I guess it’s possible that, in the current tight credit market, dealers might prefer cash, and be willing to give a discount for it. But i sold new cars for a year in Australia in the early 1990s, and having cash got the buyer no consideration at all. In fact, we made more money if we could get the buyer to finance through GMAC. I lost count of the number of buyers who would ask “What sort of discount for cash?” and whose jaw would drop when we made clear that having cash was pretty much irrelevant.
Just about all of this was true when i was selling cars, and was the main reason i got out. One thing i never did, though, was to put something in the contract that the buyer had not explicitly agreed to.
This also was pretty much true in Australia. Our used car division made much more for the business, per sale, than the new car division did. And that was in the age before internet comparison shopping and invoice research.

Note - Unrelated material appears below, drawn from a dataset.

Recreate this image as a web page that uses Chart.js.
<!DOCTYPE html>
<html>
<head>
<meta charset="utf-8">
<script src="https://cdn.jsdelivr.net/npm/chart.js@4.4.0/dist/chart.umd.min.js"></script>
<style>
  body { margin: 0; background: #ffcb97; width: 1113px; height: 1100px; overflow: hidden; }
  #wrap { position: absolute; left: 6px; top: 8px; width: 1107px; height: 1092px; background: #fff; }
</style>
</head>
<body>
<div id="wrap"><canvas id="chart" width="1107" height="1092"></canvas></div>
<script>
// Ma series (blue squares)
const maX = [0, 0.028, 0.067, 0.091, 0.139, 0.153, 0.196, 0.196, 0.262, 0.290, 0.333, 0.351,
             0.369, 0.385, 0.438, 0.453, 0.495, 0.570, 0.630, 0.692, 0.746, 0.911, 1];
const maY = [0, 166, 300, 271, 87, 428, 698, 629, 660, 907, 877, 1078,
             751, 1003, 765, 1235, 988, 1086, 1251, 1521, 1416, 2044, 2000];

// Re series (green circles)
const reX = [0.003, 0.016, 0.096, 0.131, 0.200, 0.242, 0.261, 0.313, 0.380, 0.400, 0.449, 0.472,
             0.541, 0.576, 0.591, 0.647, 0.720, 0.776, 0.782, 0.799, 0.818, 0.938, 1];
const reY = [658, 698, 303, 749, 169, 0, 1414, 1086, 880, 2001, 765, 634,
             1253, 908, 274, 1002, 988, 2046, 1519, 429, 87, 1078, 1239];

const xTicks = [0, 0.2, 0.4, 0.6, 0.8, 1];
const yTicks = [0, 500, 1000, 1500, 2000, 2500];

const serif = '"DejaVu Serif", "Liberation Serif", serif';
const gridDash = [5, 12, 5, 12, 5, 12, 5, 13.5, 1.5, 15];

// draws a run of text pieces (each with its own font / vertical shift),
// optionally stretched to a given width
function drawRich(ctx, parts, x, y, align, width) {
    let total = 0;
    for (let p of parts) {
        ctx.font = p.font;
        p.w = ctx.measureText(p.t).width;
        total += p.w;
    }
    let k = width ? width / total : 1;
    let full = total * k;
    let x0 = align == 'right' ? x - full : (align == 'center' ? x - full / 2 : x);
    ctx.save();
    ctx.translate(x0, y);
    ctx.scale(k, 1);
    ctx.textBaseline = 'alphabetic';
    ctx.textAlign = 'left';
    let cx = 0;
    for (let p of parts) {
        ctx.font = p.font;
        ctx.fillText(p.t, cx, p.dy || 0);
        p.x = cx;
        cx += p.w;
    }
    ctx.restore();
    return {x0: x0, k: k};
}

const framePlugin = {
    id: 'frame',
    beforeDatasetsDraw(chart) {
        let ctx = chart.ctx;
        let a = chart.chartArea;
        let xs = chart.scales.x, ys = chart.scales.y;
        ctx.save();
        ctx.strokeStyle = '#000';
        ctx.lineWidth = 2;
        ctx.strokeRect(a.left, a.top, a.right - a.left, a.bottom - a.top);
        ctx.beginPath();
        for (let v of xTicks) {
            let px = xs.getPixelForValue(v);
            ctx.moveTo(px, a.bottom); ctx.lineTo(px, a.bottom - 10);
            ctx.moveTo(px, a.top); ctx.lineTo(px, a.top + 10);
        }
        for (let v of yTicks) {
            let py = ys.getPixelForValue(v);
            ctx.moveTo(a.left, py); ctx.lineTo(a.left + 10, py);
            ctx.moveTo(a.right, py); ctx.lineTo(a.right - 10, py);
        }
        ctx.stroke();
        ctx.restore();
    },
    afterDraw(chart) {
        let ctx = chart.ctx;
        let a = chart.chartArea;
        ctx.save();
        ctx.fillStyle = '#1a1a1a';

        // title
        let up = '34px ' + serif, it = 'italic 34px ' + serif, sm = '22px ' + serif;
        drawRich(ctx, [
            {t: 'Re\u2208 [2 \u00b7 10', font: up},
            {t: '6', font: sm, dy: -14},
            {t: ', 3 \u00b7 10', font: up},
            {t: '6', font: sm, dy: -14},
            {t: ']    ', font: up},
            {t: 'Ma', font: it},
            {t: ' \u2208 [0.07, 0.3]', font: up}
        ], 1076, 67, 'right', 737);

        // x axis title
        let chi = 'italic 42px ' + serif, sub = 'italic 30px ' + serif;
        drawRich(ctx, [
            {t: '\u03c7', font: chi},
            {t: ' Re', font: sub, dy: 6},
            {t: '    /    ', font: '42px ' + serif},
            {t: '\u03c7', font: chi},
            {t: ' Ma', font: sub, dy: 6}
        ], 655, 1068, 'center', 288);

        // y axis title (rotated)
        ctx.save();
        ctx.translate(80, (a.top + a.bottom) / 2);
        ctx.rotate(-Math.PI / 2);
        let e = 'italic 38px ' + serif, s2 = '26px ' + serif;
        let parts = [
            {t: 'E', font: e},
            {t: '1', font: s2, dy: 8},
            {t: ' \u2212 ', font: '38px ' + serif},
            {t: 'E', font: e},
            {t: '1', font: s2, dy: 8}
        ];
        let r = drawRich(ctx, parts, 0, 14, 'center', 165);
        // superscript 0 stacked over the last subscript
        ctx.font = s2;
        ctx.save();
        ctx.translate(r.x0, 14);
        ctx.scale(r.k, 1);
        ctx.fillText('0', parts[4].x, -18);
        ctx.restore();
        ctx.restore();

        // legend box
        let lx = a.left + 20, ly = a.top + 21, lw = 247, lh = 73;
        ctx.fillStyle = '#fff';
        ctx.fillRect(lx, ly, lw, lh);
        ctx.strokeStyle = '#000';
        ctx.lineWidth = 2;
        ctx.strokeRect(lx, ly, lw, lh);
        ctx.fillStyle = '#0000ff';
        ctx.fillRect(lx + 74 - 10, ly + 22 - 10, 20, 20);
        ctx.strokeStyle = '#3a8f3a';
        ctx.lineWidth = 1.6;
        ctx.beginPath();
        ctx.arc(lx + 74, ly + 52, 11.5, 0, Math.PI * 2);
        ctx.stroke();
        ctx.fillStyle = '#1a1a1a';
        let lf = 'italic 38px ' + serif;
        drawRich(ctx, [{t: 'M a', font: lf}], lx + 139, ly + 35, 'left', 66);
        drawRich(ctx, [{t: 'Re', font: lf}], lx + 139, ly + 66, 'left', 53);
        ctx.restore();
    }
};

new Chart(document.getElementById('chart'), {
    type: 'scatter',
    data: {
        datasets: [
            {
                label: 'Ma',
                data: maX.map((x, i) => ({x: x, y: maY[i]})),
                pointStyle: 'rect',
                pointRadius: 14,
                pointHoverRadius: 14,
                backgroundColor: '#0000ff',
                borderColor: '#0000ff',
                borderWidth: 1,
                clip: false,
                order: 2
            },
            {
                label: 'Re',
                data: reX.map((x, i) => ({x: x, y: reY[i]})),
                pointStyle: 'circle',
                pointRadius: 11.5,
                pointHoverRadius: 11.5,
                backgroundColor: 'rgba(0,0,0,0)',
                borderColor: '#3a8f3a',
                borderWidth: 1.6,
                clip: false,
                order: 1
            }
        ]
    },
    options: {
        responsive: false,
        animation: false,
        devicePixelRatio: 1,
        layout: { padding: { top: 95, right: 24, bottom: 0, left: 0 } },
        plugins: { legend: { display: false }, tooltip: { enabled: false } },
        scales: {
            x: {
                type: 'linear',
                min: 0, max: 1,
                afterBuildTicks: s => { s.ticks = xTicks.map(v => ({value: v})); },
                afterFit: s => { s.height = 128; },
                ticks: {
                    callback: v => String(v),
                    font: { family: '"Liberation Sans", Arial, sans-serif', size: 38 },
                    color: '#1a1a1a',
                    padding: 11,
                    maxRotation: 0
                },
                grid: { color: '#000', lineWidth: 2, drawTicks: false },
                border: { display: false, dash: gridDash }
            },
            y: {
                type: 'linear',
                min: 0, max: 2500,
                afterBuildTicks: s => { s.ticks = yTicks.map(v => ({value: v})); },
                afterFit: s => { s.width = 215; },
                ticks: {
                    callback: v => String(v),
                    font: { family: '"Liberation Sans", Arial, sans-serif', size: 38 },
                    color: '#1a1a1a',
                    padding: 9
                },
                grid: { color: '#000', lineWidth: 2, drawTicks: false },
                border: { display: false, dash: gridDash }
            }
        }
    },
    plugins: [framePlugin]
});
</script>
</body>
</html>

One aspect of car sales that gets very short shrift in movies and such is business or fleet sales. When i was selling cars, about half of my customers were companies (some small, some quite large) that purchased vehicles for their sales staff, their executives, etc., etc. Selling to these guys was generally a low-profit, low-maintenance situation. They would call me and ask for a quote on a particular type of vehicle, and would call two other dealers as well. All three of us would fax the quote to the company’s purchasing officer, and the lowest price would get the business. As i said, not a very high-margin deal, but also one that cost the salesperson very little in terms of time and stress.*
Because that’s the other side of car buying. I’m perfectly happy to admit that it’s a sleazy, dishonest industry in many ways, and i’m very happy that i got out of it after only a year. But the fact is that customers are just as prone to lying and exaggeration as salespeople are, and i soon lost track of the number of times a “buyer” fed me bullshit about his trade-in, his credit, his budget, or any one of a dozen other things. Part of this, of course, is the industry’s fault; it has developed such a reputation for dishonesty that people come in ready for the worst, and ready to be dishonest themselves. But the fact is that plenty of regular people will do and say anything to get what they want, and this doesn’t just include car salespeople.
- It’s worth noting that some dealers split the sales department into personal and fleet/business sections, but ours did not, and every salesperson in our dealership had both retail and business customers.